> _WRITTEN EXERCISE_
Repeat the listing that follows, character for character, minus the pictures.

> _DATASET EXCERPT_

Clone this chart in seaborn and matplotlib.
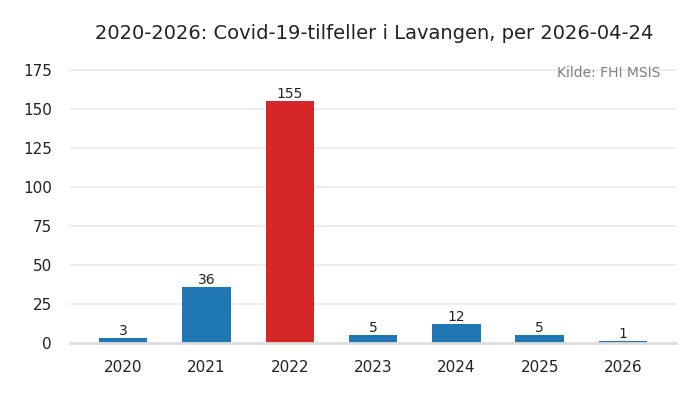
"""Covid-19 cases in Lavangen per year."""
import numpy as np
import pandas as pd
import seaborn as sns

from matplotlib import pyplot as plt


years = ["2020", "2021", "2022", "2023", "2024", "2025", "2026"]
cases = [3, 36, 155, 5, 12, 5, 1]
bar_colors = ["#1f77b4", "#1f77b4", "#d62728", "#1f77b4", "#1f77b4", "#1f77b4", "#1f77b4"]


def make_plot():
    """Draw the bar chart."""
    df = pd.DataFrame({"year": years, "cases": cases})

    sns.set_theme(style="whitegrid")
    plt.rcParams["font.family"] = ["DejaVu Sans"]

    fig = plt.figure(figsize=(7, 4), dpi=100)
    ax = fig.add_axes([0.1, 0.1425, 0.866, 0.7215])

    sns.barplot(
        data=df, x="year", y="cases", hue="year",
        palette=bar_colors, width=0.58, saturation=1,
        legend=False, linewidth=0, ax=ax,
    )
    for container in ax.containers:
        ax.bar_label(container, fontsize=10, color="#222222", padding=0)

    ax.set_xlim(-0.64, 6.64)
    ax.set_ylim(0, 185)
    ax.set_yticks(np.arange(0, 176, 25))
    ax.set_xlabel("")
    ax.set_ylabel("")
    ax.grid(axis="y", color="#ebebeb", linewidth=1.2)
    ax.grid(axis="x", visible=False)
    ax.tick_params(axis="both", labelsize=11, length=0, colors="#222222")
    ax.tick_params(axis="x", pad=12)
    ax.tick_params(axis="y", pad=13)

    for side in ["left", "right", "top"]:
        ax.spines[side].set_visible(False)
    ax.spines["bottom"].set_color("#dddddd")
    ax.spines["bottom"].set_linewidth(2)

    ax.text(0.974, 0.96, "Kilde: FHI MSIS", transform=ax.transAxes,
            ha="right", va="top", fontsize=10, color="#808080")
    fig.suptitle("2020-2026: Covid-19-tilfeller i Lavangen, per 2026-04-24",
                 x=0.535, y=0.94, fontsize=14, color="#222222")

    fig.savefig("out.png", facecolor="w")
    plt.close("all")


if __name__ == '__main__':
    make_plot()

> _WORKED ANSWER_
Clone this chart in seaborn and matplotlib.
"""Covid-19 cases in Lavangen per year."""
import numpy as np
import pandas as pd
import seaborn as sns

from matplotlib import pyplot as plt


years = ["2020", "2021", "2022", "2023", "2024", "2025", "2026"]
cases = [3, 36, 155, 5, 12, 5, 1]
bar_colors = ["#1f77b4", "#1f77b4", "#d62728", "#1f77b4", "#1f77b4", "#1f77b4", "#1f77b4"]


def make_plot():
    """Draw the bar chart."""
    df = pd.DataFrame({"year": years, "cases": cases})

    sns.set_theme(style="whitegrid")
    plt.rcParams["font.family"] = ["DejaVu Sans"]

    fig = plt.figure(figsize=(7, 4), dpi=100)
    ax = fig.add_axes([0.1, 0.1425, 0.866, 0.7215])

    sns.barplot(
        data=df, x="year", y="cases", hue="year",
        palette=bar_colors, width=0.58, saturation=1,
        legend=False, linewidth=0, ax=ax,
    )
    for container in ax.containers:
        ax.bar_label(container, fontsize=10, color="#222222", padding=0)

    ax.set_xlim(-0.64, 6.64)
    ax.set_ylim(0, 185)
    ax.set_yticks(np.arange(0, 176, 25))
    ax.set_xlabel("")
    ax.set_ylabel("")
    ax.grid(axis="y", color="#ebebeb", linewidth=1.2)
    ax.grid(axis="x", visible=False)
    ax.tick_params(axis="both", labelsize=11, length=0, colors="#222222")
    ax.tick_params(axis="x", pad=12)
    ax.tick_params(axis="y", pad=13)

    for side in ["left", "right", "top"]:
        ax.spines[side].set_visible(False)
    ax.spines["bottom"].set_color("#dddddd")
    ax.spines["bottom"].set_linewidth(2)

    ax.text(0.974, 0.96, "Kilde: FHI MSIS", transform=ax.transAxes,
            ha="right", va="top", fontsize=10, color="#808080")
    fig.suptitle("2020-2026: Covid-19-tilfeller i Lavangen, per 2026-04-24",
                 x=0.535, y=0.94, fontsize=14, color="#222222")

    fig.savefig("out.png", facecolor="w")
    plt.close("all")


if __name__ == '__main__':
    make_plot()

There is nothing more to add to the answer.